I love this. I've known this.

I'm very glad to see you posting and writing, dear Y.
 
I love watching the fabric of her panties slide down the length of her thigh.
Fabric on flesh makes a curious kind of sound
a beautiful kind of sound.

even with just the ceiling light on
her skin reflects hues of color appealing to my eye.
seeing it is like feeling it
against my cheek
my finger tips
my lips.

I like watching her

it’s like watching another couple embrace
I see it
I identify with it
it’s an exchange is between two people
speaking an intimate language
one only they know
 
I love watching the fabric of her panties slide down the length of her thigh.
Fabric on flesh makes a curious kind of sound
a beautiful kind of sound.

even with just the ceiling light on
her skin reflects hues of color appealing to my eye.
seeing it is like feeling it
against my cheek
my finger tips
my lips.

I like watching her

it’s like watching another couple embrace
I see it
I identify with it
it’s an exchange is between two people
speaking an intimate language
one only they know

Absolutely beautiful.
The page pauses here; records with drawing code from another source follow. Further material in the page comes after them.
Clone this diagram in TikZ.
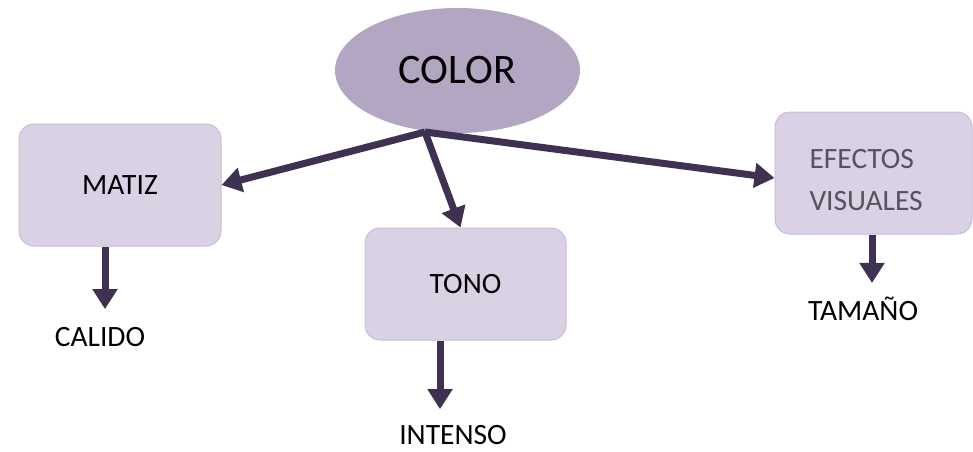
\documentclass[tikz,border=0pt]{standalone}
\usepackage{fontspec}
\setmainfont{Carlito}
\usetikzlibrary{arrows.meta,shapes.geometric}
\definecolor{ellfill}{HTML}{B3A6C3}
\definecolor{boxfill}{HTML}{DAD1E5}
\definecolor{boxline}{HTML}{C8BCD8}
\definecolor{arrowc}{HTML}{3F3151}
\definecolor{graytext}{HTML}{595060}
\tikzset{
  x=1pt, y=-1pt,
  conceptbox/.style={draw=boxline, line width=1pt, fill=boxfill, rounded corners=15pt,
    inner sep=0pt, font=\fontsize{29.5}{35}\selectfont},
  leaf/.style={inner sep=0pt, font=\fontsize{29.5}{35}\selectfont},
  bigarrow/.style={draw=arrowc, line width=7pt, -{Triangle[width=24pt,length=20pt]}},
}
\begin{document}
\begin{tikzpicture}
\useasboundingbox (0,0) rectangle (973,451);
\node[ellipse, fill=ellfill, minimum width=245pt, minimum height=125pt, inner sep=0pt,
  font=\fontsize{42}{48}\selectfont] (color) at (457.5,70.5) {COLOR};
\coordinate (hub) at (425,132);
\node[conceptbox, minimum width=202pt, minimum height=122pt] (matiz) at (120,185) {MATIZ};
\node[conceptbox, minimum width=201pt, minimum height=112pt] (tono) at (465.5,284) {TONO};
\node[conceptbox, minimum width=197pt, minimum height=122pt, text width=130pt, align=left,
  text=graytext] (efectos) at (873.5,173) {\rule{0pt}{34pt}\hspace*{1pt}EFECTOS\\[7pt]\hspace*{1pt}VISUALES};
\node[leaf] (calido) at (100,337) {CALIDO};
\node[leaf] (intenso) at (453,435) {INTENSO};
\node[leaf] (tamano) at (863,309) {TAMAÑO};
\draw[bigarrow] (hub) -- (matiz.east);
\draw[bigarrow] (hub) -- ([xshift=-5pt]tono.north);
\draw[bigarrow] (hub) -- ([yshift=-5pt]efectos.west);
\draw[bigarrow] ([xshift=-15pt]matiz.south) -- ([xshift=5pt,yshift=18pt]calido.north);
\draw[bigarrow] ([xshift=-25.5pt]tono.south) -- ([xshift=-13pt,yshift=16pt]intenso.north);
\draw[bigarrow] ([xshift=-1.5pt]efectos.south) -- ([xshift=9pt,yshift=14pt]tamano.north);
\end{tikzpicture}
\end{document}
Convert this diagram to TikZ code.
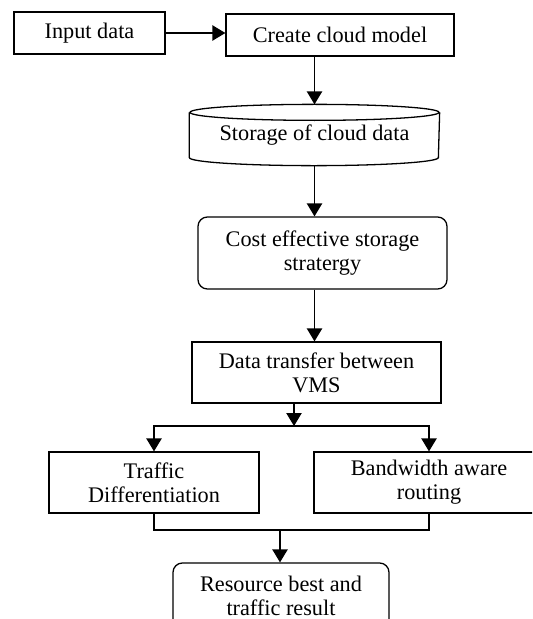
\documentclass[tikz,border=0pt]{standalone}
\usepackage{fontspec}
\setmainfont{Liberation Serif}
\usetikzlibrary{arrows.meta}
\begin{document}
\begin{tikzpicture}[x=0.03cm,y=-0.03cm,
    box/.style={draw,line width=1.1pt,inner sep=0pt,align=center,font=\fontsize{19}{20.5}\selectfont},
    roundbox/.style={box,rounded corners=8pt},
    flow/.style={line width=1.1pt,-{Triangle[length=11pt,width=13pt]}}]
\clip (0,0) rectangle (532,619);
% boxes
\node[box,minimum width=4.53cm,minimum height=1.26cm] (input) at (89.5,33) {Input data};
\node[box,minimum width=6.84cm,minimum height=1.26cm] (create) at (340,35) {Create cloud model};
\node[box,draw=none,minimum width=7.47cm,minimum height=1.8cm] (stor) at (314.5,135) {\raisebox{-3pt}{Storage of cloud data}};
\draw[line width=1.1pt] ([yshift=-0.24cm]stor.north) ellipse[x radius=3.735cm,y radius=0.24cm];
\draw[line width=1.1pt] ([yshift=-0.24cm]stor.north west) -- ([yshift=0.24cm]stor.south west)
    arc[start angle=180,end angle=360,x radius=3.735cm,y radius=0.24cm] -- ([yshift=-0.24cm]stor.north east);
\node[roundbox,minimum width=7.47cm,minimum height=2.16cm] (cost) at (322.5,253) {Cost effective storage\\stratergy};
\node[box,minimum width=7.47cm,minimum height=1.83cm] (data) at (316.5,372.5) {Data transfer between\\VMS};
\node[box,minimum width=6.3cm,minimum height=1.83cm] (traffic) at (154,482.5) {Traffic\\Differentiation};
\node[box,minimum width=6.9cm,minimum height=1.83cm] (band) at (429,482.5) {Bandwidth aware\\routing};
\node[roundbox,minimum width=6.48cm,minimum height=1.98cm] (res) at (281,596) {Resource best and\\traffic result};
% connectors
\coordinate (split) at (294,426);
\coordinate (merge) at (280,530);
\draw[flow] (input.east) -- (input.east -| create.west);
\draw[flow] (create.south -| stor.north) -- (stor.north);
\draw[flow] (stor.south) -- (stor.south |- cost.north);
\draw[flow] (stor.south |- cost.south) -- (stor.south |- data.north);
\draw[flow] (split |- data.south) -- (split);
\draw[flow] (split) -| (traffic.north);
\draw[flow] (split) -| (band.north);
\draw[line width=1.1pt] (traffic.south) |- (merge) -| (band.south);
\draw[flow] (merge) -- (merge |- res.north);
\end{tikzpicture}
\end{document}
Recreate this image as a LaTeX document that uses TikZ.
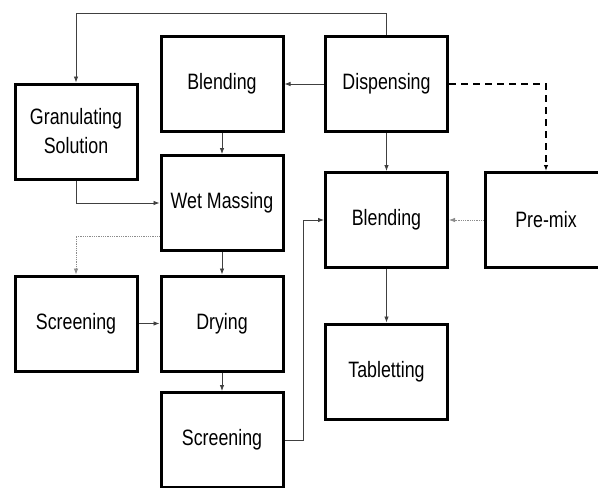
\documentclass[tikz,border=0pt]{standalone}
\usepackage{fontspec}
\setmainfont{Liberation Sans}
\usepackage{graphicx}
\usepackage{tikz}
\usetikzlibrary{arrows.meta}

\newcommand{\tall}[1]{\scalebox{1}[1.25]{#1}}

\begin{document}
\begin{tikzpicture}[x=1pt, y=-1pt,
    box/.style={draw, line width=3pt, minimum width=122pt, minimum height=95pt,
      align=center, font=\fontsize{17.8}{29}\selectfont},
    flow/.style={draw=black!75, line width=0.8pt, -{Latex[length=6pt,width=4.5pt]}},
    faint/.style={flow, draw=black!45, densely dotted},
    optional/.style={flow, draw=black, line width=2pt, dash pattern=on 7pt off 5pt}]
    \clip (0,0) rectangle (598,488);
    \fill[white] (0,0) rectangle (598,488);

    % Process boxes
    \node[box] (gran) at (76,131.5) {\tall{Granulating}\\\tall{Solution}};
    \node[box] (blendA) at (222,84) {\tall{Blending}};
    \node[box] (wet) at (222,203) {\tall{Wet Massing}};
    \node[box] (disp) at (386.5,84) {\tall{Dispensing}};
    \node[box] (blendB) at (386.5,220) {\tall{Blending}};
    \node[box] (premix) at (546,220) {\tall{Pre-mix}};
    \node[box] (screenL) at (76,323.5) {\tall{Screening}};
    \node[box] (dry) at (222,323.5) {\tall{Drying}};
    \node[box] (screenB) at (222,440) {\tall{Screening}};
    \node[box] (tab) at (386.5,371.5) {\tall{Tabletting}};

    % Wet granulation route
    \draw[flow] (disp.north) -- ++(0,-22) -| (gran.north);
    \draw[flow] (disp.west) -- (blendA.east);
    \draw[flow] (blendA.south) -- (wet.north);
    \draw[flow] (gran.south) |- (wet.west);
    \draw[faint] ([yshift=-33pt]wet.west) -| (screenL.north);
    \draw[flow] (wet.south) -- (dry.north);
    \draw[flow] (screenL.east) -- (dry.west);
    \draw[flow] (dry.south) -- (screenB.north);
    \draw[flow] (screenB.east) -- ++(19,0) |- (blendB.west);

    % Direct route
    \draw[flow] (disp.south) -- (blendB.north);
    \draw[optional] (disp.east) -| (premix.north);
    \draw[faint] (premix.west) -- (blendB.east);
    \draw[flow] (blendB.south) -- (tab.north);
\end{tikzpicture}
\end{document}
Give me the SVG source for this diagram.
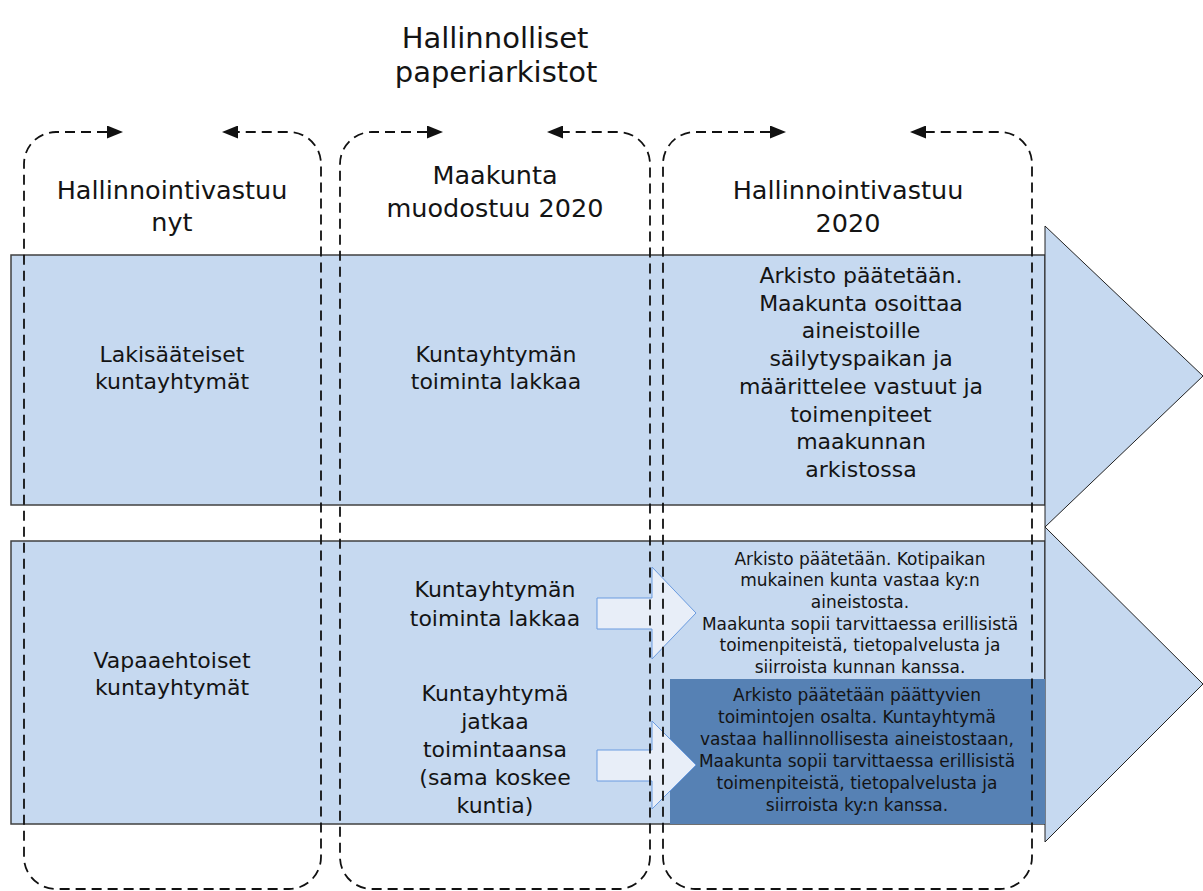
<svg xmlns="http://www.w3.org/2000/svg" width="1203" height="891" viewBox="0 0 1203 891">
<style>
text{font-family:"DejaVu Sans","Liberation Sans",sans-serif;fill:#141414;text-anchor:middle}
.hdr{font-size:25.5px}
.ttl{font-size:29px}
.band{font-size:22px}
.sm{font-size:17px}
.bandrect{fill:#c6d9f0;stroke:#404040;stroke-width:1.5}
.tri{fill:#c6d9f0;stroke:#222;stroke-width:1}
.sarrow{fill:#e8eef8;stroke:#6a9be0;stroke-width:1}
.col{fill:none;stroke:#111;stroke-width:1.8;stroke-dasharray:10 6}
</style>
<defs>
<marker id="ah" markerUnits="userSpaceOnUse" viewBox="0 0 16 13" refX="0" refY="6.5" markerWidth="16" markerHeight="13" orient="auto-start-reverse">
<path d="M0,0 L16,6.5 L0,13 z" fill="#111"/>
</marker>
</defs>

<g id="title">
<text class="ttl" x="495" y="48">Hallinnolliset</text>
<text class="ttl" x="496" y="82">paperiarkistot</text>
</g>

<g id="band-top">
<rect class="bandrect" x="11" y="255" width="1034" height="250"/>
<polygon class="tri" points="1045,226 1203,376 1045,527"/>
</g>

<g id="band-bottom">
<rect class="bandrect" x="11" y="541" width="1034" height="283"/>
<polygon class="tri" points="1045,527 1203,684 1045,842"/>
<rect x="670" y="679" width="375" height="145" fill="#5681b4"/>
</g>

<g id="header-1">
<text class="hdr" x="172" y="199">Hallinnointivastuu</text>
<text class="hdr" x="172" y="231">nyt</text>
</g>
<g id="header-2">
<text class="hdr" x="495" y="184">Maakunta</text>
<text class="hdr" x="495" y="217">muodostuu 2020</text>
</g>
<g id="header-3">
<text class="hdr" x="848" y="199">Hallinnointivastuu</text>
<text class="hdr" x="848" y="232">2020</text>
</g>

<g id="lakisaateiset">
<text class="band" x="172" y="362">Lakisääteiset</text>
<text class="band" x="172" y="389">kuntayhtymät</text>
</g>
<g id="lakkaa-1">
<text class="band" x="496" y="362">Kuntayhtymän</text>
<text class="band" x="496" y="389">toiminta lakkaa</text>
</g>
<g id="arkisto-1">
<text class="band" x="861" y="283">Arkisto päätetään.</text>
<text class="band" x="861" y="311">Maakunta osoittaa</text>
<text class="band" x="861" y="338">aineistoille</text>
<text class="band" x="861" y="366">säilytyspaikan ja</text>
<text class="band" x="861" y="394">määrittelee vastuut ja</text>
<text class="band" x="861" y="422">toimenpiteet</text>
<text class="band" x="861" y="449">maakunnan</text>
<text class="band" x="861" y="477">arkistossa</text>
</g>

<g id="vapaaehtoiset">
<text class="band" x="172" y="668">Vapaaehtoiset</text>
<text class="band" x="172" y="695">kuntayhtymät</text>
</g>
<g id="lakkaa-2">
<text class="band" x="495" y="597">Kuntayhtymän</text>
<text class="band" x="495" y="626">toiminta lakkaa</text>
</g>
<g id="jatkaa">
<text class="band" x="495" y="701">Kuntayhtymä</text>
<text class="band" x="495" y="729">jatkaa</text>
<text class="band" x="495" y="757">toimintaansa</text>
<text class="band" x="495" y="785">(sama koskee</text>
<text class="band" x="495" y="813">kuntia)</text>
</g>
<g id="arkisto-2">
<text class="sm" x="860" y="565">Arkisto päätetään. Kotipaikan</text>
<text class="sm" x="860" y="586">mukainen kunta vastaa ky:n</text>
<text class="sm" x="860" y="608">aineistosta.</text>
<text class="sm" x="860" y="630">Maakunta sopii tarvittaessa erillisistä</text>
<text class="sm" x="860" y="651">toimenpiteistä, tietopalvelusta ja</text>
<text class="sm" x="860" y="673">siirroista kunnan kanssa.</text>
</g>
<g id="arkisto-3">
<text class="sm" x="857" y="701">Arkisto päätetään päättyvien</text>
<text class="sm" x="857" y="723">toimintojen osalta. Kuntayhtymä</text>
<text class="sm" x="857" y="745">vastaa hallinnollisesta aineistostaan,</text>
<text class="sm" x="857" y="767">Maakunta sopii tarvittaessa erillisistä</text>
<text class="sm" x="857" y="789">toimenpiteistä, tietopalvelusta ja</text>
<text class="sm" x="857" y="811">siirroista ky:n kanssa.</text>
</g>

<g id="connectors">
<polygon class="sarrow" points="597,598 652,598 652,567 696,613 652,659 652,629 597,629"/>
<polygon class="sarrow" points="597,750 652,750 652,721 696,765 652,809 652,781 597,781"/>
<path class="col" marker-start="url(#ah)" marker-end="url(#ah)" d="M107,132 H56 A32,32 0 0 0 24,164 V857 A32,32 0 0 0 56,889 H289 A32,32 0 0 0 321,857 V164 A32,32 0 0 0 289,132 H238"/>
<path class="col" marker-start="url(#ah)" marker-end="url(#ah)" d="M427,132 H372 A32,32 0 0 0 340,164 V857 A32,32 0 0 0 372,889 H618 A32,32 0 0 0 650,857 V164 A32,32 0 0 0 618,132 H563"/>
<path class="col" marker-start="url(#ah)" marker-end="url(#ah)" d="M770,132 H695 A32,32 0 0 0 663,164 V857 A32,32 0 0 0 695,889 H1000 A32,32 0 0 0 1032,857 V164 A32,32 0 0 0 1000,132 H926"/>
</g>
</svg>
Thank you for sharing.
 
why is it that a touch can carry so much emotion?
why is it that a thought can trigger a memory that never took place?

I remember the taste of her breath as our lips closed in on a kiss.
it was our first kiss
and it wasn't supposed to happen
though I am glad it did
in spite of the lingering emotional trail it created

I love how the trail is still there
it's grown over a bit
but you can still make it out

walking through it is a bit difficult
briers of confusion catch your clothing snagging and tearing at it
some even catch the skin
scratching at it
causing the deeper emotions to bleed through in the form of tears.

somewhere
in a parallel universe
we are together
and we are happy
life for us is good
there are no regrets or "maybe we shouldn't have" or "what ifs"
just us
my lips upon yours
your breast within my hand
my cock digging into your crotch

and we would make love
it would be violently beautiful
emotionally sadistic
it would last forever

just like the memory I carry in my heart
of the taste of your breath
when we weren't supposed to have kissed.